I think, like others have said, that it’s all about muscle memory. I took a break of a few months from knitting earlier this year and it came back to me very quickly once I started again – kind of like riding a bike.
It took me about a month before I could knit say, 4 rows of 30 stitches each and have each row have 30 stitches. I taught myself to knit on mohair is why :rolleyes: . Learn from that and pick a simple plain wool or cotton yarn in a solid color so you can see the stitches.
That’s something, too. Don’t expect to make a perfect (or even adequate, really) piece of knitting your first (or second, or third, or fourth) time.
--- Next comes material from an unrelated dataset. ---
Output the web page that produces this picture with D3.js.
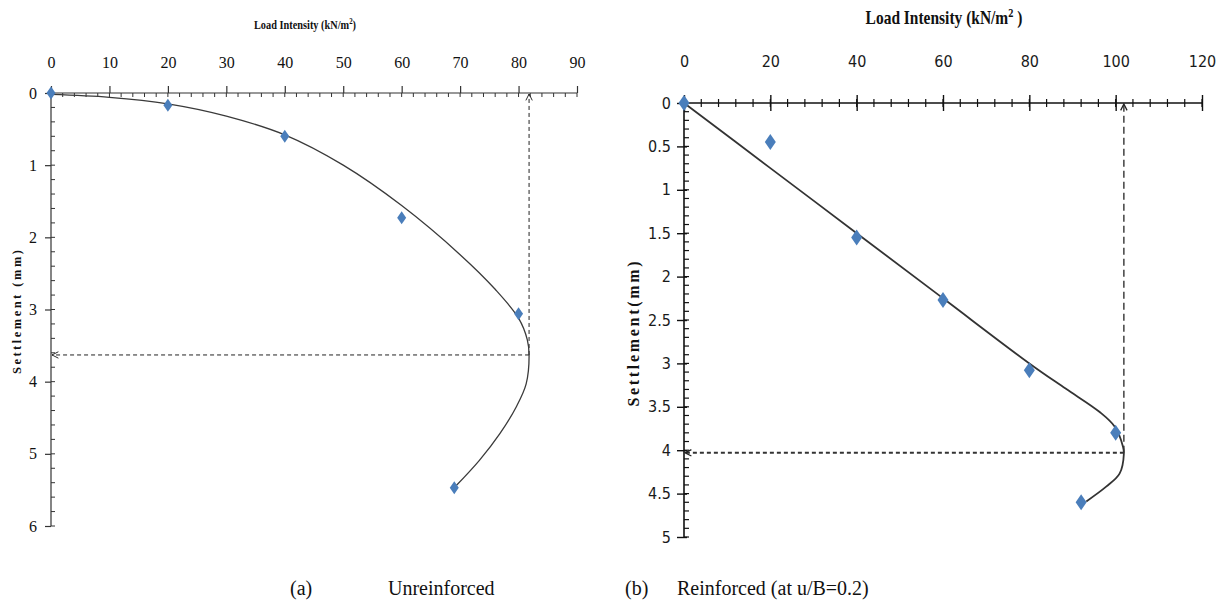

The basics are easy, but the little things that make a knit piece look GOOD come gradually, and with repetition.
I learned to knit with Red Heart, which is akin to Kevlar, so that I could clearly see all of my stitches and mistakes. In addition to making it easy to read my knitting, the yarn was practically indestructible, so I used to spend quite a bit of time practicing, then ripping back the mistake-ridden piece and reknitting it into something marginally better.
No morale-boosting first swatch for this knitter. I’m weird that way. Destroying the evidence of my past mistakes was both cathartic and fun, like bubble wrap.
As a data point for you, I learned to knit when I was ten-ish, started knitting in earnest in the middle of high school, and after about five years of that I can knit in stockinette, ribbing, or seed stitch somewhat unconsciously, to the point where stopping requires more mental effort.
FWIW, if you get some cheap yarn and just practice, just knit a 90 foot scarf, unravel it, and knit it again, just to fill the time while watching TV or something, eventually it will become permanent muscle memory, and you’ll be able to do it in your sleep. At that point you won’t NEED any patience; knitting PRODUCES patience as a side product; it’s like meditating. But you have to make that 180 foot scarf to get to that stage.